Dans une décision « Société Rudo Chantier » du 18 décembre 2020, le Conseil d’Etat a cassé un arrêt de la Cour d’appel de Paris, en retenant que l’avocat désigné par le titulaire d’un marché public peut, même sans avoir été formellement déclaré comme représentant de ce dernier en application des stipulations contractuelles, agir pour son compte. Partant, il appartenait aux juges du fond de rejeter la fin de non-recevoir tirée de l’absence de mandat de l’avocat pour contester le décompte général.
A la suite de l’exécution litigieuse d’un marché public de travaux, la Banque de France, en qualité de maitre d’ouvrage, a notifié un décompte général à la société Rudo Chantier, titulaire du marché. Ce décompte a été contesté au moyen d’un mémoire en réclamation présenté dans le délai de quinze jours fixé par l’article 18.6.3 du CCAG Travaux auquel se réfère le marché, par l’avocat de la société titulaire.
Or, devant la juridiction administrative compétente, la Banque de France a entendu opposer une fin de non-recevoir tirée de la méconnaissance des stipulations selon lesquelles le titulaire est tenu de désigner formellement la personne habilitée à le représenter, telles qu’elles résultent notamment de l’article 5.1.1 du CCAG-Travaux : « Le contractant, personne morale, (...) doit désigner expressément la personne physique qui le représente valablement ».
Ainsi la société titulaire, ayant omis de formuler une désignation formelle de son avocat en application des clauses du marché public, devait-elle être regardée comme ayant tacitement accepté le décompte général établi par le maitre d’ouvrage, en dépit du mémoire formulé par son avocat ?
Une telle solution, retenue par la Cour d’appel de Paris, a été écartée par le Conseil d’Etat.
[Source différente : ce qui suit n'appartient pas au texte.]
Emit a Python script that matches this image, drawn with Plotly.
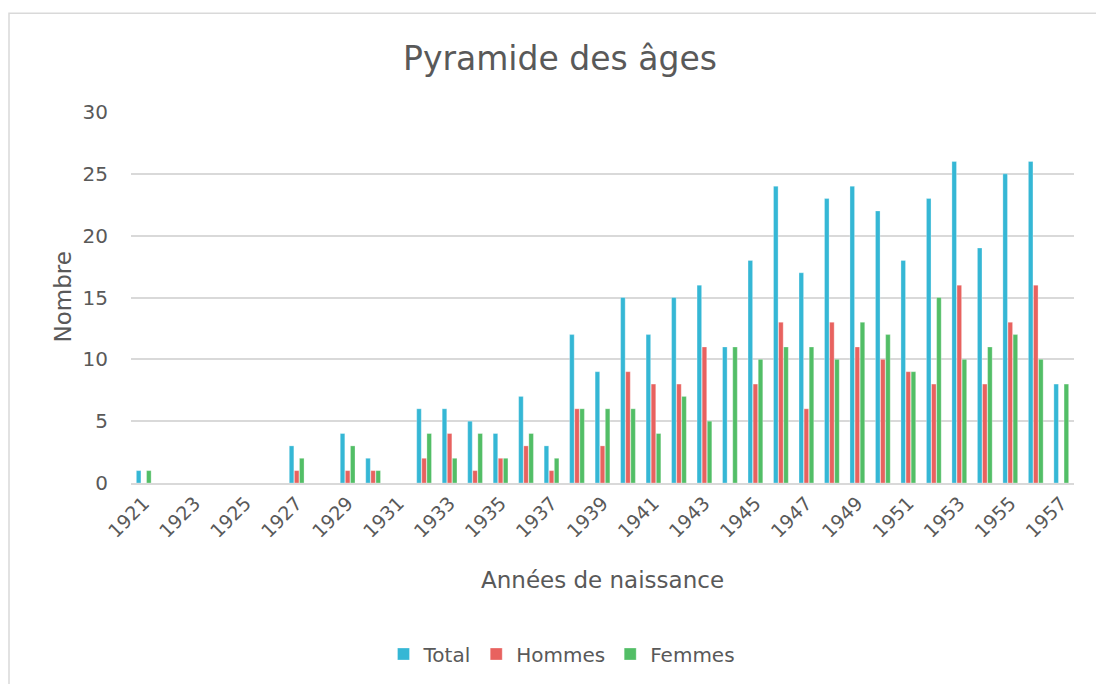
import plotly.graph_objects as go

years = list(range(1921, 1958))
total = [1, None, None, None, None, None, 3, None, 4, 2, None, 6, 6, 5, 4, 7, 3, 12, 9, 15,
         12, 15, 16, 11, 18, 24, 17, 23, 24, 22, 18, 23, 26, 19, 25, 26, 8]
hommes = [None, None, None, None, None, None, 1, None, 1, 1, None, 2, 4, 1, 2, 3, 1, 6, 3, 9,
          8, 8, 11, None, 8, 13, 6, 13, 11, 10, 9, 8, 16, 8, 13, 16, None]
femmes = [1, None, None, None, None, None, 2, None, 3, 1, None, 4, 2, 4, 2, 4, 2, 6, 6, 6,
          4, 7, 5, 11, 10, 11, 11, 10, 13, 12, 9, 15, 10, 11, 12, 10, 8]
series = [("Total", total, "#35B7D5"), ("Hommes", hommes, "#E8625F"), ("Femmes", femmes, "#52BE66")]
tick_years = list(range(1921, 1958, 2))

W, H = 1096, 684
L, R, T, B = 131, 1074, 112, 484
pw, ph = R - L, B - T

def px(x):
    return (x - L) / pw

def py(y):
    return (B - y) / ph

FONT = "DejaVu Sans"
TXT = "#595959"

fig = go.Figure()
for name, vals, col in series:
    fig.add_trace(go.Bar(
        x=years, y=vals, name=name,
        marker=dict(color=col, line=dict(color="rgba(255,255,255,0.5)", width=0.6)),
    ))

fig.update_layout(
    width=W, height=H,
    margin=dict(l=L, r=W - R, t=T, b=H - B),
    paper_bgcolor="white", plot_bgcolor="white",
    barmode="group", bargap=0.4, bargroupgap=0.1,
    font=dict(family=FONT, color=TXT),
    showlegend=True,
    legend=dict(orientation="h", x=px(562), xanchor="center", y=py(654), yanchor="middle",
                font=dict(family=FONT, size=20, color=TXT), itemwidth=30,
                traceorder="normal"),
    xaxis=dict(range=[1920.5, 1957.5], tickmode="array", tickvals=tick_years,
               ticktext=[str(y) for y in tick_years], tickangle=-45,
               tickfont=dict(family=FONT, size=19, color=TXT),
               showgrid=False, zeroline=False, showline=True, linecolor="#d9d9d9", linewidth=1.5,
               ticks=""),
    yaxis=dict(range=[0, 30], dtick=5, tickfont=dict(family=FONT, size=20, color=TXT),
               showgrid=True, gridcolor="#d9d9d9", gridwidth=1.5, zeroline=False,
               ticks="", ticklabelstandoff=22),
    shapes=[dict(type="rect", xref="paper", yref="paper",
                 x0=px(9), x1=px(1120), y0=py(720), y1=py(13),
                 line=dict(color="#d9d9d9", width=1.5), fillcolor="rgba(0,0,0,0)", layer="below")],
    annotations=[
        dict(text="Pyramide des âges", xref="paper", yref="paper", x=px(560), y=py(58),
             xanchor="center", yanchor="middle", showarrow=False,
             font=dict(family=FONT, size=33, color=TXT)),
        dict(text="Nombre", xref="paper", yref="paper", x=px(62), y=py(298),
             xanchor="center", yanchor="middle", showarrow=False, textangle=-90,
             font=dict(family=FONT, size=23, color=TXT)),
        dict(text="Années de naissance", xref="paper", yref="paper", x=px(602), y=py(581),
             xanchor="center", yanchor="middle", showarrow=False,
             font=dict(family=FONT, size=23, color=TXT)),
    ],
)

fig.write_html("out.html", config={"displayModeBar": False},
               post_script="document.body.style.margin='0px';")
La Haute juridiction a en effet estimé qu’en dépit de l’inexécution des stipulations contractuelles générales et particulières du marché exigeant la désignation formelle des représentants du titulaire, celles-ci demeurent inapplicables à l’avocat, en raison des dispositions législatives et réglementaires régissant cette profession.
Ainsi il résulte des dispositions combinées des articles 4 et 6 de la loi du 31 décembre 1971 portant réforme de certaines professions judiciaires et juridiques, et de l’article 8 du décret du 12 juillet 2005 relatif aux règles de déontologie de la profession d'avocat, que « sous réserve des dispositions législatives et réglementaires excluant l'application d'un tel principe dans les cas particuliers qu'elles déterminent, les avocats ont qualité pour représenter leurs clients devant les administrations publiques sans avoir à justifier du mandat qu'ils sont réputés avoir reçu de ces derniers dès lors qu'ils déclarent agir pour leur compte » (arrêt commenté, point 4).
Le juge retient, en outre que la Banque de France – personne publique sui generis – constitue une « administration publique » au sens des dispositions précitées.
Dans la foulée, la Haute juridiction souligne de manière plus explicite sa solution : « si ces dispositions ne dispensent par le titulaire du marché de désigner, en application des stipulations citées au point 3 de l'article 5.1.1 du CCAG et de l'article 1.2.6 du CCAP, une personne physique pour le représenter au cours de l'exécution du marché, l'avocat du titulaire du marché doit toujours être regardé, lorsqu'il s'adresse au maître d'ouvrage au nom de celui-ci, comme le représentant valablement, sans qu'il ait à justifier du mandat qu'il a reçu pour ce faire » (arrêt commenté, point 5).
Ainsi l’avocat peut valablement représenter le titulaire d’un marché public pour les actes relatifs à une procédure juridictionnelle, mais également pour toutes les formalités contractuelles telles que la présentation d’un mémoire en réclamation auprès du maitre d’ouvrage.
Cette solution invite les acheteurs publics à demeurer vigilants quant à l’application des clauses de leurs marchés publics, celles-ci pouvant être regardées comme partiellement inefficaces en raison de dispositions législatives et réglementaires particulières pouvant faire échec à leur application.
Conseil d’Etat, 18 décembre 2020, Société Rudo Chantier, n°427850.